THE PROBLEM: Extract the run of lines that starts at the top of the records below and ends at the line with "// data", keeping both ends and excluding pictures.

— Start —

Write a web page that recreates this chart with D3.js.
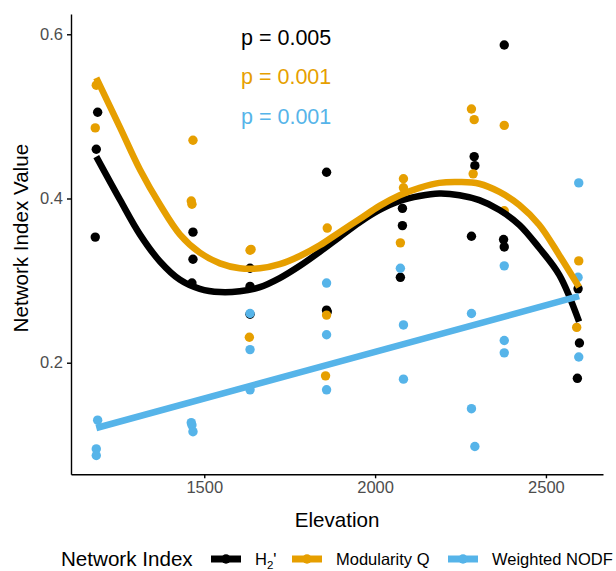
<!DOCTYPE html>
<html>
<head>
<meta charset="utf-8">
<script src="https://cdn.jsdelivr.net/npm/d3@7"></script>
<style>
  body { margin: 0; background: #fff; }
  text { font-family: "Liberation Sans", Arial, Helvetica, sans-serif; }
</style>
</head>
<body>
<script>
"use strict";

// data

const h2Elev = [1188, 1184, 1181, 1467, 1467, 1464, 1634, 1634, 1634, 1858, 1860, 1858, 2080, 2080, 2074, 2290, 2292, 2282, 2378, 2376, 2378, 2594, 2598, 2592];
const h2Val = [0.505, 0.460, 0.353, 0.359, 0.326, 0.297, 0.315, 0.293, 0.259, 0.264, 0.262, 0.432, 0.388, 0.367, 0.304, 0.451, 0.440, 0.354, 0.587, 0.350, 0.341, 0.290, 0.224, 0.181];

const modElev = [1184, 1181, 1467, 1462, 1464, 1637, 1634, 1632, 1860, 1858, 1855, 2083, 2083, 2074, 2282, 2290, 2287, 2378, 2378, 2596, 2590];
const modVal = [0.538, 0.486, 0.471, 0.397, 0.393, 0.338, 0.337, 0.231, 0.364, 0.258, 0.184, 0.424, 0.413, 0.346, 0.509, 0.496, 0.430, 0.489, 0.385, 0.324, 0.243];

const nodfElev = [1188, 1184, 1184, 1462, 1464, 1467, 1634, 1634, 1634, 1858, 1858, 1858, 2074, 2083, 2083, 2282, 2282, 2292, 2378, 2378, 2378, 2596, 2594, 2596];
const nodfVal = [0.130, 0.095, 0.087, 0.127, 0.124, 0.116, 0.260, 0.216, 0.167, 0.297, 0.234, 0.167, 0.315, 0.246, 0.180, 0.260, 0.144, 0.098, 0.318, 0.227, 0.212, 0.419, 0.304, 0.207];

// fitted curves
const fitElev = [1184, 1254, 1312, 1371, 1429, 1487, 1546, 1604, 1663, 1721, 1780, 1838, 1896, 1955, 2013, 2072, 2130, 2188, 2247, 2305, 2364, 2422, 2480, 2539, 2597];
const h2Fit = [0.451, 0.398, 0.356, 0.323, 0.301, 0.290, 0.286, 0.287, 0.292, 0.303, 0.318, 0.335, 0.353, 0.371, 0.386, 0.397, 0.403, 0.406, 0.404, 0.398, 0.386, 0.368, 0.340, 0.307, 0.250];
const modFit = [0.547, 0.486, 0.435, 0.392, 0.356, 0.334, 0.321, 0.315, 0.315, 0.320, 0.330, 0.343, 0.359, 0.375, 0.391, 0.404, 0.413, 0.419, 0.420, 0.418, 0.408, 0.392, 0.368, 0.331, 0.292];
const nodfFitElev = [1184, 2597];
const nodfFit = [0.1205, 0.281];

const xTicks = [1500, 2000, 2500];
const yTicks = [0.2, 0.4, 0.6];

const pLabels = ["p = 0.005", "p = 0.001", "p = 0.001"];
const seriesNames = ["H2'", "Modularity Q", "Weighted NODF"];
const colors = ["#000000", "#E69F00", "#56B4E9"];

// layout

const W = 616, H = 571;
const margin = {top: 14, left: 71, bottom: 96.7, right: 13};

const svg = d3.select("body").append("svg")
    .attr("width", W)
    .attr("height", H);

svg.append("rect").attr("width", W).attr("height", H).attr("fill", "#fff");

const x = d3.scaleLinear()
    .domain([1110, 2667])
    .range([margin.left, W - margin.right]);
const y = d3.scaleLinear()
    .domain([0.0641, 0.6247])
    .range([H - margin.bottom, margin.top]);

const zip = (a, b) => a.map((v, i) => [v, b[i]]);

const pointSets = [zip(h2Elev, h2Val), zip(modElev, modVal), zip(nodfElev, nodfVal)];
const fitSets = [zip(fitElev, h2Fit), zip(fitElev, modFit), zip(nodfFitElev, nodfFit)];

// points
pointSets.forEach((pts, i) => {
    svg.append("g").selectAll("circle")
	.data(pts)
	.enter()
	.append("circle")
	.attr("cx", (d) => x(d[0]))
	.attr("cy", (d) => y(d[1]))
	.attr("r", 4.7)
	.attr("fill", colors[i]);
});

// smooth lines
const line = d3.line()
    .x((d) => x(d[0]))
    .y((d) => y(d[1]))
    .curve(d3.curveCatmullRom);

fitSets.forEach((pts, i) => {
    svg.append("path")
	.datum(pts)
	.attr("d", line)
	.attr("fill", "none")
	.attr("stroke", colors[i])
	.attr("stroke-width", 6.5)
	.attr("stroke-linejoin", "round");
});

// axes
const xAxis = svg.append("g")
    .attr("transform", "translate(0," + (H - margin.bottom) + ")")
    .call(d3.axisBottom(x).tickValues(xTicks).tickFormat(d3.format("d")).tickSize(4).tickPadding(3).tickSizeOuter(0));
const yAxis = svg.append("g")
    .attr("transform", "translate(" + margin.left + ",0)")
    .call(d3.axisLeft(y).tickValues(yTicks).tickFormat(d3.format(".1f")).tickSize(4).tickPadding(4).tickSizeOuter(0));

[xAxis, yAxis].forEach((g) => {
    g.select(".domain").attr("stroke", "#000").attr("stroke-width", 1.4);
    g.selectAll(".tick line").attr("stroke", "#000").attr("stroke-width", 1.4);
    g.selectAll(".tick text")
	.attr("fill", "#4d4d4d")
	.style("font-size", "16.5px")
	.style("font-family", "'Liberation Sans', Arial, sans-serif");
});

// axis titles
svg.append("text")
    .attr("x", (margin.left + W - margin.right) / 2)
    .attr("y", 527)
    .attr("text-anchor", "middle")
    .style("font-size", "20.6px")
    .text("Elevation");

svg.append("text")
    .attr("transform", "translate(28," + ((margin.top + H - margin.bottom) / 2 - 6) + ") rotate(-90)")
    .attr("text-anchor", "middle")
    .style("font-size", "20.6px")
    .text("Network Index Value");

// p-value labels
svg.selectAll(".plab")
    .data(pLabels)
    .enter()
    .append("text")
    .attr("class", "plab")
    .attr("x", 241)
    .attr("y", (d, i) => [45, 84, 124][i])
    .attr("fill", (d, i) => colors[i])
    .style("font-size", "21.5px")
    .text((d) => d);

// legend
const legY = 559;
const leg = svg.append("g");
leg.append("text")
    .attr("x", 61)
    .attr("y", legY + 7)
    .style("font-size", "20.6px")
    .text("Network Index");

const keyX = [211, 292, 448];
seriesNames.forEach((name, i) => {
    const k = leg.append("g").attr("transform", "translate(" + keyX[i] + "," + legY + ")");
    k.append("line")
	.attr("x1", 0).attr("x2", 30)
	.attr("stroke", colors[i])
	.attr("stroke-width", 7);
    k.append("circle")
	.attr("cx", 15).attr("r", 4.7)
	.attr("fill", colors[i]);
    const t = k.append("text")
	.attr("x", 44)
	.attr("y", 6)
	.style("font-size", "16.5px");
    if (i === 0) {
	t.append("tspan").text("H");
	t.append("tspan").attr("dy", 4).style("font-size", "11.5px").text("2");
	t.append("tspan").attr("dy", -4).text("'");
    } else {
	t.text(name);
    }
});
</script>
</body>
</html>
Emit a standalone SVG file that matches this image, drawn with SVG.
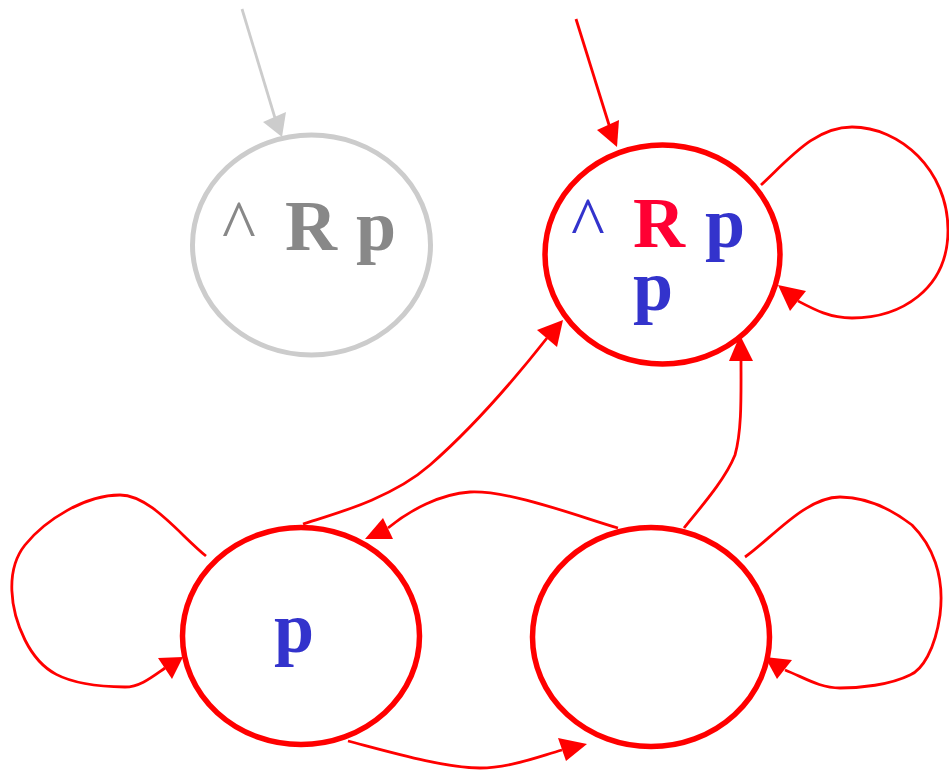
<svg xmlns="http://www.w3.org/2000/svg" width="949" height="772" viewBox="0 0 949 772">
<defs>
<style>
.e{fill:none;stroke:#ff0000;stroke-width:2.8}
.n{fill:#ffffff;stroke:#ff0000;stroke-width:5.5}
.g{fill:#ffffff;stroke:#cccccc;stroke-width:5}
.t{font-family:"Liberation Serif","Times New Roman",serif;font-weight:bold;font-size:72px}
.c{font-family:"Liberation Serif","Times New Roman",serif;font-size:72px}
</style>
</defs>
<g id="edges">
<path d="M242,9 L275,118" fill="none" stroke="#cccccc" stroke-width="2.8"/>
<polygon points="282,137 263,122 286,112" fill="#cccccc"/>
<path class="e" d="M576,19 L610,128"/>
<polygon points="617,147 597,130 619,120" fill="#ff0000"/>
<path class="e" d="M761,185 C790,158 815,127 852,127 C900,127 948,170 948,230 C948,290 900,318 852,318 C830,318 815,310 798,301"/>
<polygon points="778,285 806,291 790,311" fill="#ff0000"/>
<path class="e" d="M206,556 C180,535 150,495 120,495 C85,495 45,520 25,545 C5,570 10,610 25,640 C40,670 60,686 125,687 C140,687 152,677 165,668"/>
<polygon points="183,657 158,658 172,679" fill="#ff0000"/>
<path class="e" d="M745,557 C770,540 805,497 840,497 C870,497 895,512 912,525 C932,545 945,575 940,615 C935,650 922,670 910,675 C890,685 860,688 840,688 C820,688 805,678 785,670"/>
<polygon points="765,657 792,660 777,679" fill="#ff0000"/>
<path class="e" d="M303,524 C330,515 390,500 430,465 C470,430 510,385 547,338"/>
<polygon points="563,320 537,330 557,347" fill="#ff0000"/>
<path class="e" d="M684,528 C700,508 725,480 735,455 C742,430 741,395 741,361"/>
<polygon points="740,335 729,361 753,361" fill="#ff0000"/>
<path class="e" d="M618,528 C580,517 510,490 470,492 C440,494 410,510 388,528"/>
<polygon points="365,539 383,518 393,539" fill="#ff0000"/>
<path class="e" d="M348,741 C390,752 445,768 480,768 C510,768 540,756 562,750"/>
<polygon points="587,744 558,738 566,761" fill="#ff0000"/>
</g>
<g id="node-gray">
<ellipse class="g" cx="311.5" cy="245" rx="119" ry="110"/>
<text class="c" x="222" y="250" fill="#888888">^</text>
<text class="t" x="285" y="250" fill="#888888">R</text>
<text class="t" x="356" y="250" fill="#888888">p</text>
</g>
<g id="node-top">
<ellipse class="n" cx="662.5" cy="254.5" rx="117.5" ry="109.5"/>
<text class="c" x="571" y="247" fill="#3333cc">^</text>
<text class="t" x="633" y="247" fill="#ff0033">R</text>
<text class="t" x="705" y="247" fill="#3333cc">p</text>
<text class="t" x="633" y="310" fill="#3333cc">p</text>
</g>
<g id="node-left">
<ellipse class="n" cx="301" cy="636" rx="118.5" ry="108.5"/>
<text class="t" x="274" y="652" font-size="76" fill="#3333cc">p</text>
</g>
<g id="node-right">
<ellipse class="n" cx="651" cy="637" rx="118.5" ry="109.5"/>
</g>
</svg>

— End —

FINISHED TASK:
Write a web page that recreates this chart with D3.js.
<!DOCTYPE html>
<html>
<head>
<meta charset="utf-8">
<script src="https://cdn.jsdelivr.net/npm/d3@7"></script>
<style>
  body { margin: 0; background: #fff; }
  text { font-family: "Liberation Sans", Arial, Helvetica, sans-serif; }
</style>
</head>
<body>
<script>
"use strict";

// data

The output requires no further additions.